The Mdewakanton Sioux give aid to poor tribes - as well as to the U.
The Shakopee Mdewakanton Sioux Community's charitable giving has soared to nearly $60 million over the past two years, ranking it among the biggest sources of philanthropy in the state.
The tribe has grown wealthy from its Mystic Lake casino and other operations, and its giving is several times higher than it was just a few years ago. Its bump in giving since 2007 could end up ranking it among the top 10 grant makers in the state for 2008, alongside the likes of Cargill and Medtronic, newly released figures show.
Many of the biggest checks are going to impoverished tribes in the Dakotas. But the biggest of all -- $12 million last year -- stayed within the state to help the University of Minnesota's new stadium and scholarship programs.
"They are one of the, if not the, most generous tribes in the nation," Ernie Stephens, chairman of the National Indian Gaming Association, said Wednesday from Denver. "Not just to surrounding communities but to Indian people in general."

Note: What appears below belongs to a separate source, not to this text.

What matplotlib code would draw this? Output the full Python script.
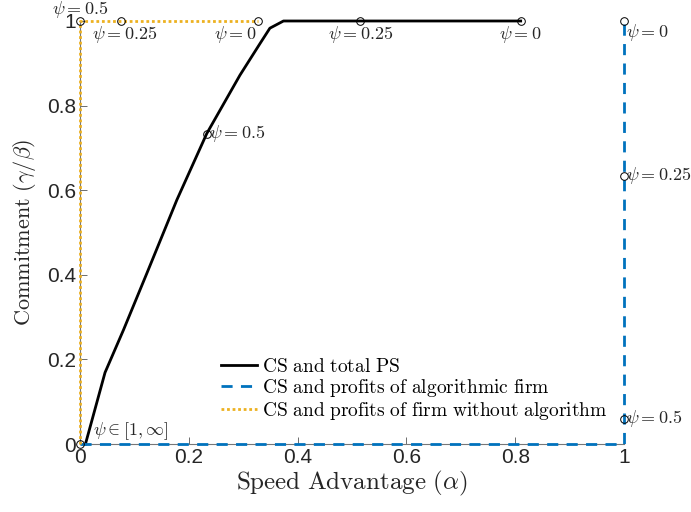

People close to the tribe say it's no surprise that out-of-state tribes are getting much of the largesse, along with those closer to home.
"They've been tremendously generous to Prior Lake when we've had needs, such as lights for our parks," said Jack Haugen, the mayor of the suburb in which much of the tribe's land is located. "But with some of the tribes they are helping, we're talking about the basics of life."
Millions have also been directed to native peoples within Minnesota, including two major grants that have helped to reestablish, for the Red Lake band of Chippewa, a fisheries operation that was central to the local economy until overfishing wiped out the supply, and the plant had to close.
"It was dire around here," said Pat Brown, fisheries biologist. "We sat around for about two years scratching our heads, wondering how we were going to get the thing going again, once the fish were back."
The jump in giving has coincided with a burst in building activity on the reservation, with a large number of expansions, renovations and new projects. But tribal leaders say it is not accurate to infer that both trends stem from any sudden increase in their capacity to spend.
"It's reflective of the need out there," said Glynn Crooks, vice chairman of the tribe.
In some cases, added tribal administrator Bill Rudnicki, it's a matter of other sources of support falling away.
"There are things that at one time were government supported, and now they're backing off," he said. "We might have been one of three legs of a project, and one of the three backed off, and we felt it necessary to do more."
The tribe's growing presence as a philanthropic force first drew wide public attention last year, when its reported giving for 2007 was placed at $21 million, ranking it among the top 25 corporate and foundation grant makers in a state known for its robust charitable sector.
But a final report for that year has emerged in the past few days, putting the actual number at $26 million. And giving for 2008 -- with the end of the tribe's fiscal year still several weeks off -- is being estimated at about $32 million so far.
The $12 million gift to the University of Minnesota, for scholarships and for a plaza at the new football stadium celebrating the state's tribes, figures into the total for the past two years.
With fiscal years varying, it will be some time before the tribe's giving can be placed in precise rank against other major grant-making organizations, according to the Minnesota Council on Foundations.
The most recent uniform data available are for 2006, when the tribe ranked 16th, with giving of $18 million. Giving of more than $30 million could put in the top 10.
Bill King, president of the council, said the tribe isn't the only major grant-making organization whose giving is rising, but its rate of increase puts it at or near the top.
"Looking at the '07 figures," he said, "the top 25 list, which we are not ready to release yet, the Shakopee group records an increase of about 44 percent. Two others in the top 25 have seen an increase of 40-plus percent, and five in the 20- to 30-percent range. So we do see that fluctuation, and we're not always sure what's behind it."
Many of the local grants are smaller than the millions being spent on basic services among South Dakota tribes but are no less welcome. One tribal news release, disclosing a grant of $25,000 to the Jordan Elementary School to help bring in new Smart Boards to every classroom, quoted principal Stacey DeCorsey as saying that teachers literally were "jumping up and down when they heard the news."
True, she confirmed on Wednesday.
"It doesn't happen often that I get a $25,000 check in the mail," she said. "It took my breath away. I hope we conveyed to them how appreciative we are. It changed the lives of the kids in Jordan. It's an interactive white board: If a child says, 'Who's Martin Luther King?' -- within seconds we can have streaming video of the 'I Have a Dream' speech. We watched the space shuttle launch in real time. It's an amazing teaching tool, and we in this little district couldn't have done it without their help."